Myths abound, such as the idea of poisoned water supplies, as do outrageous examples of scaremongering, such as the cries about earthquakes, which neglect to mention that the tremors in Lancashire were smaller in scale than dozens which occur in Britain already and go completely unnoticed.

It is worth reading the rebuttal piece by Cuadrilla's Francis Egan, also published in the Mail on Sunday today. Most notable is the figure for the area of land required for fracking enough shale gas to provide a third of the UK's gas demand each year. 100 wells will take up a grand total of two square kilometres. Two. Square. Kilometres.

In a future with shale gas, the fact is we would hardly notice the installations involved in its extraction. The way in which it would impinge on our awareness would be through its huge benefits to the United Kingdom.

Large numbers of new engineering jobs, and many more in the supply chain. Cheaper energy for households who have seen bills go through the roof in recent years. Raw materials and lower running costs to bring manufacturing back onshore. Less reliance on gas imported from Vladimir Putin and the House of Saud, and increased energy security.

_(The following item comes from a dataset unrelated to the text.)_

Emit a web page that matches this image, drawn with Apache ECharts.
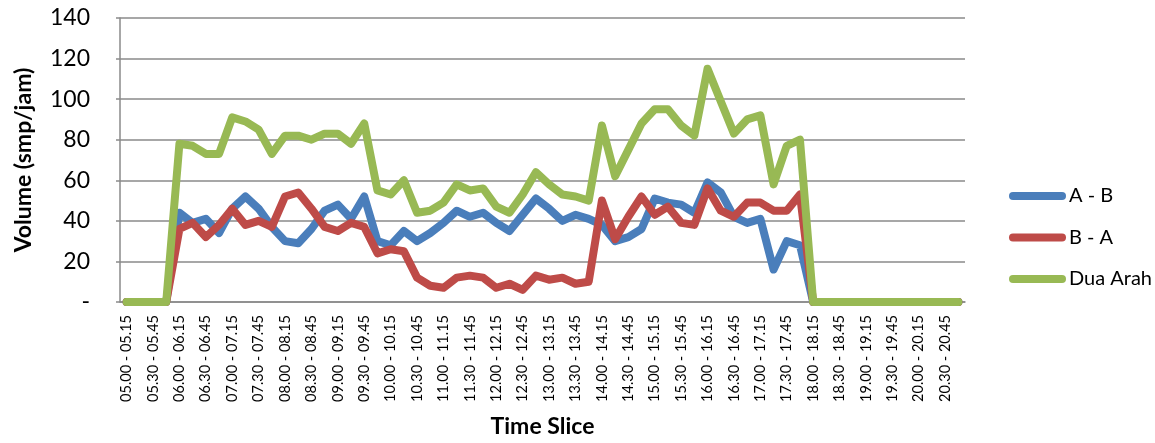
<!DOCTYPE html>
<html>
<head>
<meta charset="utf-8">
<script src="https://cdn.jsdelivr.net/npm/echarts@6/dist/echarts.min.js"></script>
<style>
  html, body { margin: 0; padding: 0; background: #ffffff; }
  #chart { width: 1155px; height: 443px; }
</style>
</head>
<body>
<div id="chart"></div>
<script>
// 15-minute time slices, 05.00 to 21.00
const timeSlices = [
  '05.00 - 05.15','05.15 - 05.30','05.30 - 05.45','05.45 - 06.00',
  '06.00 - 06.15','06.15 - 06.30','06.30 - 06.45','06.45 - 07.00',
  '07.00 - 07.15','07.15 - 07.30','07.30 - 07.45','07.45 - 08.00',
  '08.00 - 08.15','08.15 - 08.30','08.30 - 08.45','08.45 - 09.00',
  '09.00 - 09.15','09.15 - 09.30','09.30 - 09.45','09.45 - 10.00',
  '10.00 - 10.15','10.15 - 10.30','10.30 - 10.45','10.45 - 11.00',
  '11.00 - 11.15','11.15 - 11.30','11.30 - 11.45','11.45 - 12.00',
  '12.00 - 12.15','12.15 - 12.30','12.30 - 12.45','12.45 - 13.00',
  '13.00 - 13.15','13.15 - 13.30','13.30 - 13.45','13.45 - 14.00',
  '14.00 - 14.15','14.15 - 14.30','14.30 - 14.45','14.45 - 15.00',
  '15.00 - 15.15','15.15 - 15.30','15.30 - 15.45','15.45 - 16.00',
  '16.00 - 16.15','16.15 - 16.30','16.30 - 16.45','16.45 - 17.00',
  '17.00 - 17.15','17.15 - 17.30','17.30 - 17.45','17.45 - 18.00',
  '18.00 - 18.15','18.15 - 18.30','18.30 - 18.45','18.45 - 19.00',
  '19.00 - 19.15','19.15 - 19.30','19.30 - 19.45','19.45 - 20.00',
  '20.00 - 20.15','20.15 - 20.30','20.30 - 20.45','20.45 - 21.00'
];

// Traffic volume (smp/jam) per direction
const volumeAB = [
  0, 0, 0, 0, 44, 39, 41, 34, 46, 52, 46, 37, 30, 29, 36, 45,
  48, 41, 52, 30, 28, 35, 30, 34, 39, 45, 42, 44, 39, 35, 43, 51,
  46, 40, 43, 41, 38, 30, 32, 36, 51, 49, 48, 44, 59, 54, 42, 39,
  41, 16, 30, 28, 0, 0, 0, 0, 0, 0, 0, 0, 0, 0, 0, 0
];
const volumeBA = [
  0, 0, 0, 0, 36, 39, 32, 38, 46, 38, 40, 37, 52, 54, 46, 37,
  35, 39, 37, 24, 26, 25, 12, 8, 7, 12, 13, 12, 7, 9, 6, 13,
  11, 12, 9, 10, 50, 31, 42, 52, 43, 47, 39, 38, 56, 45, 42, 49,
  49, 45, 45, 53, 0, 0, 0, 0, 0, 0, 0, 0, 0, 0, 0, 0
];
const volumeTwoWay = [
  0, 0, 0, 0, 78, 77, 73, 73, 91, 89, 85, 73, 82, 82, 80, 83,
  83, 78, 88, 55, 53, 60, 44, 45, 49, 58, 55, 56, 47, 44, 53, 64,
  58, 53, 52, 50, 87, 62, 75, 88, 95, 95, 87, 82, 115, 99, 83, 90,
  92, 58, 77, 80, 0, 0, 0, 0, 0, 0, 0, 0, 0, 0, 0, 0
];

const seriesNames = ['A - B', 'B - A', 'Dua Arah'];
const seriesColors = ['#4a7ebb', '#be4b48', '#98b954'];
const seriesValues = [volumeAB, volumeBA, volumeTwoWay];

const FONT = 'Lato, "Open Sans", sans-serif';
const GRID_COLOR = '#8a8a8a';
const capsule = 'path://M4,0 L53,0 A4,4 0 0 1 53,8 L4,8 A4,4 0 0 1 4,0 Z';

const chart = echarts.init(document.getElementById('chart'), null, { renderer: 'canvas' });

chart.setOption({
  animation: false,
  backgroundColor: '#ffffff',
  textStyle: { fontFamily: FONT, color: '#000000' },
  grid: { left: 120, right: 190, top: 18, bottom: 135.5, containLabel: false },
  legend: {
    orient: 'vertical',
    left: 1004,
    top: 180,
    itemWidth: 57,
    itemHeight: 8,
    itemGap: 19.5,
    icon: capsule,
    textStyle: { fontFamily: FONT, fontSize: 20, color: '#000000', lineHeight: 22, padding: [0, 0, 0, -2] },
    data: seriesNames
  },
  xAxis: {
    type: 'category',
    data: timeSlices,
    boundaryGap: true,
    name: 'Time Slice',
    nameLocation: 'middle',
    nameGap: 113,
    nameTextStyle: { fontFamily: FONT, fontSize: 23, fontWeight: 'bold', color: '#000000' },
    axisLine: { show: true, lineStyle: { color: GRID_COLOR, width: 1.5 } },
    axisTick: { show: false },
    axisLabel: {
      interval: 1,
      rotate: 90,
      margin: 13,
      fontFamily: FONT,
      fontSize: 14.5,
      color: '#000000'
    },
    splitLine: { show: false }
  },
  yAxis: {
    type: 'value',
    min: 0,
    max: 140,
    interval: 20,
    name: 'Volume (smp/jam)',
    nameLocation: 'middle',
    nameGap: 85,
    nameTextStyle: { fontFamily: FONT, fontSize: 23, fontWeight: 'bold', color: '#000000' },
    axisLine: { show: true, lineStyle: { color: GRID_COLOR, width: 1.5 } },
    axisTick: { show: true, length: 4, lineStyle: { color: GRID_COLOR, width: 1.5 } },
    axisLabel: {
      margin: 30,
      fontFamily: FONT,
      fontSize: 23,
      color: '#000000',
      formatter: v => (v === 0 ? '-' : String(v))
    },
    splitLine: { show: true, lineStyle: { color: GRID_COLOR, width: 1.5 } }
  },
  series: seriesNames.map((name, i) => ({
    name: name,
    type: 'line',
    data: seriesValues[i],
    showSymbol: false,
    symbol: 'none',
    color: seriesColors[i],
    lineStyle: { width: 8, color: seriesColors[i], cap: 'round', join: 'round' },
    z: 2 + i
  }))
});
</script>
</body>
</html>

But that will only happen if government, the media and - most importantly - local residents are convinced of the positive reasons to do it. Otherwise, we face a future with even less energy security, even higher bills and a dwindling manufacturing base as our international comeptitors grow rich on a resource that we choose to leave dormant beneath our feet.

It would be disastrous if we miss out on this opportunity because of a barrage of lies and a failure to get a supportive campaign into gear.